Worldwide, Alexander… is now the biggest live-action family film adaptation of a children’s book since the third Diary of a Wimpy Kid (Dog Days, $77.1m).
- Weekend Gross=$2.7 million (-66% from last weekend)
- Total Gross to Date=$45.1 million
- Budget=$50 million
Foreign: $3.6m from 23 holdover markets for a new international/worldwide split of $34.5m/$79.6m. Its biggest foreign market is Mexico ($10.1m).
As you’d expect with Big Hero 6 debuting, Book of Life took a huge hit, and will now end with a total roughly on par with The Boxtrolls ($49m domestic). The Boxtrolls has at least managed to equal that total overseas, actually making it the highest foreign grossing film in Laika history, but Book of Life is having a slightly rougher go of it. For now. It’s still only playing in 23 markets.
What Dropped Out of the Top 10?:
The Judge (#9 to #12) and Dracula Untold (#10 to #15). Untold faded fast domestically, but solid international play has pushed its worldwide total up to $202m.
What About Birdman?:
Still knock, knock, knocking on Top 10’s door, finishing at #11 despite only slipping 3% from last weekend’s total. It is still only playing in 460 theaters, 140 short of a wide release.

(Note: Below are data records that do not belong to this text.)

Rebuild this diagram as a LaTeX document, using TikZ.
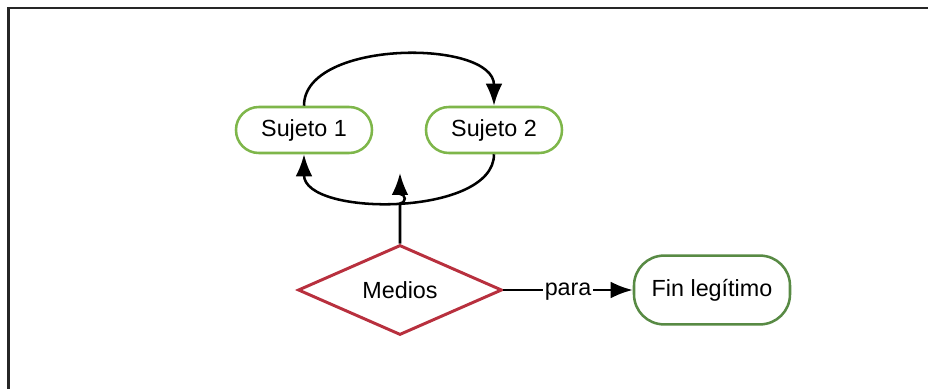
\documentclass[tikz,border=0pt]{standalone}
\usepackage{fontspec}
\setmainfont{Liberation Sans}
\usetikzlibrary{shapes.geometric,arrows.meta}

\definecolor{verdeclaro}{RGB}{126,182,74}
\definecolor{verdeosc}{RGB}{88,138,68}
\definecolor{rojo}{RGB}{184,48,62}

\tikzset{
  sujeto/.style={draw=verdeclaro, line width=1.8pt, rounded corners=0.57cm,
    minimum width=3.4cm, minimum height=1.15cm, inner sep=0pt},
  fin/.style={draw=verdeosc, line width=1.8pt, rounded corners=0.75cm,
    minimum width=3.9cm, minimum height=1.72cm, inner sep=0pt},
  medio/.style={draw=rojo, line width=2.1pt, diamond, aspect=2.3,
    minimum width=5.1cm, minimum height=2.25cm, inner sep=0pt},
  flecha/.style={line width=1.8pt, -{Latex[length=0.55cm,width=0.42cm]}}
}

\begin{document}
\begin{tikzpicture}[font=\fontsize{16.6}{20}\selectfont]
  \useasboundingbox (0,0) rectangle (23.2,9.725);
  \draw[line width=2pt, black!85] (0.21,0) -- (0.21,9.525) -- (23.2,9.525); % Marco

  \node[sujeto] (s1) at (7.6,6.475) {Sujeto 1}; % Sujeto 1
  \node[sujeto] (s2) at (12.35,6.475) {Sujeto 2}; % Sujeto 2
  \node[medio] (medios) at (10,2.475) {Medios}; % Medios
  \node[fin] (fin) at (17.8,2.475) {Fin legítimo}; % Fin legitimo
  \coordinate (tip) at (10,5.4); % Punta de la flecha vertical

  \draw[flecha] (s1.north) .. controls (7.6,8.75) and (12.35,8.75) .. (s2.north); % Arco superior
  \draw[flecha] (s2.south) .. controls (12.35,4.3) and (7.6,4.3) .. (s1.south); % Arco inferior
  \draw[flecha] (medios.north) -- ++(0,1.0)
    arc[start angle=-90, end angle=90, radius=0.12] -- (tip); % Medios hacia arriba
  \draw[flecha] (medios.east) -- node[fill=white, inner sep=1pt, yshift=-1pt] {para} (fin.west); % para
\end{tikzpicture}
\end{document}
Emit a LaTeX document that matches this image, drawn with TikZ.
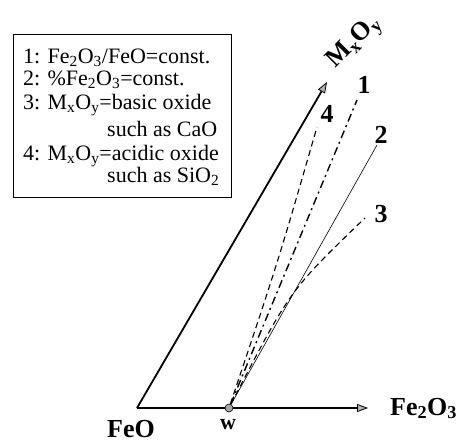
\documentclass[tikz,border=0pt]{standalone}
\usepackage{fontspec}
\setmainfont{Liberation Serif}
\usetikzlibrary{arrows.meta}
\begin{document}
\begin{tikzpicture}[x=1pt,y=-1pt,
  lbl/.style={font=\fontsize{26}{28}\selectfont\bfseries, inner sep=0pt, anchor=base},
  tip/.style={-{Triangle[width=8pt,length=11pt,color=black,fill=gray!60,line width=0.8pt]}},
  legtxt/.style={inner sep=0pt, anchor=base west, font=\fontsize{22}{24}\selectfont}]
\useasboundingbox (0,0) rectangle (467,442);
\coordinate (O) at (137,408);
\coordinate (Xend) at (368,408);
\coordinate (Yend) at (327,82);
\node[circle, draw=black, fill=gray!70, inner sep=0pt, minimum size=8pt, line width=0.6pt] (w) at (229,408) {};
% axes
\draw[line width=1.3pt] (O) -- (w);
\draw[line width=1.3pt, tip] (w) -- (Xend);
\draw[line width=1.8pt, tip] (O) -- (Yend);
% curves
\coordinate (e1) at (357,100);
\coordinate (e2) at (377,145);
\coordinate (e3) at (365,218);
\coordinate (e4) at (317,127);
\draw[line width=1.4pt, dash pattern=on 8pt off 4pt on 2pt off 4pt] (w) -- (e1);
\draw[line width=0.6pt] (w) -- (e2);
\draw[line width=1.1pt, dash pattern=on 6pt off 4pt] (w) .. controls (290,290) .. (e3);
\draw[line width=1.1pt, dash pattern=on 6pt off 4pt] (w) .. controls (278,262) .. (e4);
% labels
\node[lbl] (l1) at (364,93) {1};
\node[lbl] (l2) at (381,143) {2};
\node[lbl] (l3) at (381,222) {3};
\node[lbl] (l4) at (327,122) {4};
\node[lbl, anchor=center, rotate=45] (my) at (355,43) {M\textsubscript{x}O\textsubscript{y}};
\node[lbl, anchor=base west] (fe2o3) at (390,415) {Fe\textsubscript{2}O\textsubscript{3}};
\node[lbl, anchor=base west] (feo) at (107,437) {FeO};
\node[font=\fontsize{22}{22}\selectfont\bfseries, inner sep=0pt, anchor=base] (wl) at (228,429) {w};
% legend
\node[draw, line width=0.8pt, minimum width=218pt, minimum height=163pt, anchor=north west, inner sep=0pt] (box) at (13,34) {};
\node[legtxt] (leg1) at (23,63) {1: Fe\textsubscript{2}O\textsubscript{3}/FeO=const.};
\node[legtxt] (leg2) at (23,85) {2: \%Fe\textsubscript{2}O\textsubscript{3}=const.};
\node[legtxt] (leg3) at (23,109) {3: M\textsubscript{x}O\textsubscript{y}=basic oxide};
\node[legtxt] (leg3b) at (107,136) {such as CaO};
\node[legtxt] (leg4) at (23,160) {4: M\textsubscript{x}O\textsubscript{y}=acidic oxide};
\node[legtxt] (leg4b) at (107,182) {such as SiO\textsubscript{2}};
\end{tikzpicture}
\end{document}
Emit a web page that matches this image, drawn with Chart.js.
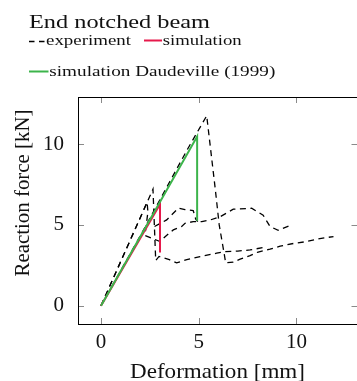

What About Guardians of the Galaxy?:
- Iron Man 3 – $121.2m
- X-Men: Days of Future Past – $116.4m
- Captain America: The Winter Soldier – $115.6m
- Guardians of the Galaxy – $95.7m
- The Amazing Spider-Man 2 – $94.4m
- The Avengers – $81.1m
- Man of Steel – $63.4m
- Thor: The Dark World – $55.3m
- The Dark Knight Rises – $52.7m
- The Amazing Spider-Man 1 – $48.8m
- The Wolverine – $40.5m
What About Teenage Mutant Ninja Turtles & The Maze Runner?:
They’re gone from domestic theaters, but TMNT and The Maze Runner continue expanding internationally, making $17.7m and $9.4m respectively this weekend. TMNT was #1 for the second weekend in a row in China, amassing a total of $50.8m in the territory to this point. That’s stealing a bit of Maze Runner’s thunder which is also playing in China but has only made a little over $20m there so far. TMNT is now up to $273m foreign/$464m worldwide, and Maze Runner to $224m foreign/$323m worldwide. That means TMNT has made around $150m more worldwide than either of the G.I. Joe films, and Maze Runner is almost $100m up on Divergent internationally.
What’s Up Next?:
Dumb and Dumber To. So, yeah, that’s happening.